Siirt Bilim ve Sanat Merkezi’nde Yusuf Bilgen’in ( Mavi Marmara Şehidi İbrahim Bilgen’in oğlu benim de Siirt Atatürk Anadolu Lisesi’nden sınıf arkadaşım) önderliğinde bir araya gelen Ceylan Petek Avcı, Ahmet Ashab Akman, Bilal Kurban, Erman Özçelik,Serhat Zorlu, Şevin Tanık, Yunus Emre Toprak ve İkranur Şimşek’ten oluşan Marifet Roket Takımı, Teknofest’te büyük bir başarıya imza attı. Kendi tasarladıkları roketle yarışmada dördüncü oldular ve “En İyi Özgün Tasarım” ödülünü kazandılar.
Bu başarı, yalnızca teknik bir yeterlilik değil; aynı zamanda inanç, sabır ve kararlılıkla yürütülen bir çalışmanın ürünü. Roketsan’ın yarışmasında tasarladıkları roket, zirveye ulaştığını algılayıp paraşütünü otomatik açıyor, taşıdığı 4 kilogramlık görev yükünü ayrı bir paraşütle güvenle indiriyor ve uçuş boyunca konum, hız ve irtifa verilerini aktarıyor. Tüm bu sistemler, takım tarafından yerli ve özgün şekilde geliştirildi.
Başarıyı alkışlıyoruz ancak başarı hikayesinin detaylarını öğrendikçe bazı soruları da gündeme getirmek kaçınılmaz oluyor:
Neden bu gençler süreç boyunca yalnız bırakıldı?
Neden destek, ancak basına yansıyan başarı geldikten sonra geliyor?
Bugün savunma sanayiinin ne denli kritik olduğu ortadayken, bu tür özgün projelere verilen desteğin sınırlı kalması düşündürücü değil mi? Gençlerin yalnızca üretmekle kalmayıp, sponsorluk arayışıyla da mücadele etmeleri üzücü bir tabloyu ortaya koymuyor mu?
Güven Kuzu başkanlığındaki Siirt Ticaret ve Sanayi Odası ile HMG Grup’un katkıları bu projeyi, bu başarıyı mümkün kıldı. Her iki hemşerimiz de büyük bir alkışı hak ediyor. Fakat mesele yalnızca bu desteği sağlamak değil; bu çocuklara ve ardından geleceklere sürdürülebilir bir sistem içinde, kesintisiz destek vermek. Çünkü bu takım Siirt’in geleceğine dair umut veren bir modeldir.

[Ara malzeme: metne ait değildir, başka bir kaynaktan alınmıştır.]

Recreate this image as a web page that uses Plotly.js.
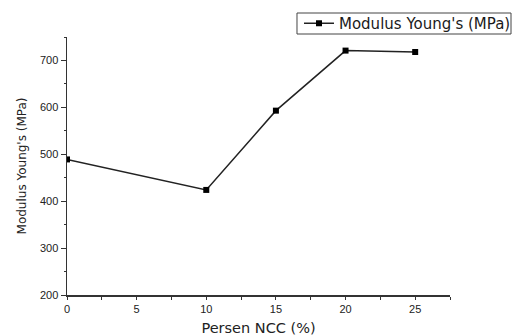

Marifet Roket Takımı’nın başarısı Siirt’ten “biz de yapabiliriz” diyen gençlerin hayal kurma cesaretini simgeliyor. Valiliğin, Milli Eğitim, Belediyelerimizin ve yerel sivil örgütlerimizin özeleştiri yaparak bu kıymetli başarıdan dersler çıkartarak ön açıcı olmaları gerekir . Bu başarıyı gerçek bir değişime dönüştürmek için, alkışların ötesinde, kalıcı bir sahiplenme şart.